EDUCATION SECTOR KENYA

THE BASIC EDUCATION ACT



The new law crafted the following measures:
  1. Created the National Education Board
  2. Established County Education Boards
  3. Empowered the Cabinet Secretary to implement the constitutional right of every child to free and compulsory basic education.
The Act states that no public school shall charge or cause any parent or, guardian to pay tuition fees for or on behalf of any pupil in the school.
However, tuition fees may be payable by persons who are not Kenyan citizens.
Every parent whose child is a Kenyan or resides in Kenya is required by law to ensure that the child attends school regularly. A parent who fails to take his or her child to school as required under the law commits an offence and shall be liable to a fine not exceeding one hundred thousand shillings or imprisonment not exceeding one year, or both.
  1. No child shall be denied admission in a school or basic education institution for lack of proof of age.
  2. A school or person responsible for admission shall not discriminate against any child seeking admission on any ground, including ethnicity, gender, sex, religion, race, colour or social origin, age, disability, language or culture.
  3. No public school shall administer any test related to admission of a child to a public school or cause a person to administer such test unless such a test is for purposes of placing the child at an appropriate level of education.

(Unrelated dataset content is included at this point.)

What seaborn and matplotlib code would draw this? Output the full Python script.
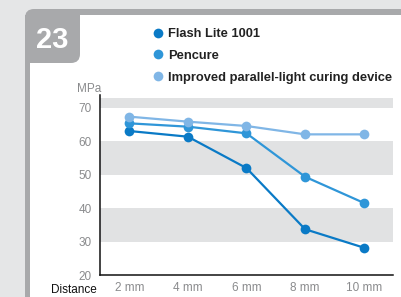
import pandas as pd
import matplotlib
matplotlib.use("Agg")
import matplotlib.pyplot as plt
from matplotlib.patches import FancyBboxPatch, Rectangle
from matplotlib.lines import Line2D
import seaborn as sns

distances = ["2 mm", "4 mm", "6 mm", "8 mm", "10 mm"]
devices = ["Flash Lite 1001", "Pencure", "Improved parallel-light curing device"]
flash_lite = [63.1, 61.4, 52.0, 33.7, 28.2]
pencure = [65.4, 64.4, 62.4, 49.4, 41.6]
improved = [67.4, 65.9, 64.6, 62.1, 62.1]
y_ticks = [20, 30, 40, 50, 60, 70]
colors = ["#0a7ac6", "#2f96d8", "#80b6e6"]

df = pd.DataFrame({
    "distance": distances * 3,
    "pos": list(range(len(distances))) * 3,
    "device": [d for d in devices for _ in distances],
    "mpa": flash_lite + pencure + improved,
})

sns.set_style("white")
fam = ["Liberation Sans", "DejaVu Sans"]
plt.rcParams["font.family"] = fam

W, H = 402, 297
fig = plt.figure(figsize=(W / 100, H / 100), dpi=100)
fig.patch.set_facecolor("#e5e6e7")

# card background drawn in pixel coordinates
bg = fig.add_axes([0, 0, 1, 1])
bg.set_xlim(0, W)
bg.set_ylim(H, 0)
bg.axis("off")
border = "#a8a9ab"
bg.add_patch(FancyBboxPatch((25, 9), 420, 320, boxstyle="round,pad=0,rounding_size=20",
                            facecolor=border, edgecolor="none"))
bg.add_patch(FancyBboxPatch((30, 15), 420, 320, boxstyle="round,pad=0,rounding_size=15",
                            facecolor="white", edgecolor="none"))
bg.add_patch(FancyBboxPatch((25, 9), 55, 54, boxstyle="round,pad=0,rounding_size=9",
                            facecolor=border, edgecolor="none"))
bg.add_patch(Rectangle((25, 15), 55, 20, facecolor=border, edgecolor="none"))
bg.add_patch(Rectangle((30, 15), 25, 48, facecolor=border, edgecolor="none"))
bg.text(52, 40, "23", color="white", fontsize=21, fontweight="bold",
        ha="center", va="center")

# chart axes
left, right, bottom_px, top_px = 100, 393, 275, 94.6
ax = fig.add_axes([left / W, (H - bottom_px) / H, (right - left) / W, (bottom_px - top_px) / H])
ax.set_facecolor("none")
for lo, hi in [(30, 40), (50, 60), (70, 73)]:
    ax.axhspan(lo, hi, color="#e1e2e3", lw=0, zorder=0)

sns.lineplot(data=df, x="pos", y="mpa", hue="device", hue_order=devices,
             palette=colors, marker="o", markersize=7, markeredgewidth=0,
             linewidth=1.6, ax=ax, legend=False, zorder=3)

ax.set_xlim(-0.5, 4.5)
ax.set_ylim(20, 74)
ax.set_yticks(y_ticks)
ax.tick_params(axis="y", length=0, pad=6, labelsize=8.5, labelcolor="#8a8b8d")
ax.set_xticks(range(len(distances)))
ax.set_xticklabels(distances)
ax.tick_params(axis="x", which="major", length=0, pad=5, labelsize=8.5, labelcolor="#8a8b8d")
ax.set_xticks([i + 0.5 for i in range(len(distances))], minor=True)
ax.tick_params(axis="x", which="minor", direction="inout", length=14, width=1.1, color="#444444")
ax.set_xlabel("")
ax.set_ylabel("")
for s in ["top", "right"]:
    ax.spines[s].set_visible(False)
for s in ["left", "bottom"]:
    ax.spines[s].set_color("#111111")
    ax.spines[s].set_linewidth(1.1)

bg.text(89, 89, "MPa", color="#8a8b8d", fontsize=8.5, ha="center", va="center")
bg.text(97, 290, "Distance", color="#111111", fontsize=8.5, ha="right", va="center")

handles = [Line2D([], [], linestyle="", marker="o", markersize=7, markeredgewidth=0, color=c)
           for c in colors]
fig.legend(handles, devices, loc="upper left", bbox_to_anchor=(153 / W, 1 - 28 / H),
           frameon=False, handlelength=0.8, handletextpad=0.4,
           labelspacing=0.75, borderaxespad=0, borderpad=0,
           prop={"weight": "bold", "size": 9.3, "family": fam},
           labelcolor="#222222")

fig.savefig("out.png", dpi=100)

  4. A parent of a child who has been denied admission to a public school may notify the County Education Board of the decision and only the Cabinet Secretary has the authority to prescribe criteria for the admission to a public school.
  5. No pupil admitted in a school shall be held back in any class or expelled from school. Only the Cabinet Secretary has power to prescribe expulsion or the discipline of a delinquent pupil for whom all other corrective measures have been exhausted and only after such child and parent or guardian have been afforded an opportunity of being heard.
  6. No pupil shall be subjected to torture and cruel, inhuman or degrading treatment or punishment, in any manner, whether physical or psychological and any person convicted of having contravened that section shall be liable to a fine not exceeding Kshs 100, 000 or to imprisonment not exceeding six months or both.
The law also outlaws holiday tuition and any person who contravenes the section will be liable to a fine not exceeding Kshs100,000 or to imprisonment not exceeding one year or to both. It also outlaws employment of a child of compulsory school age in any labour or occupation that prevents the child from attending school.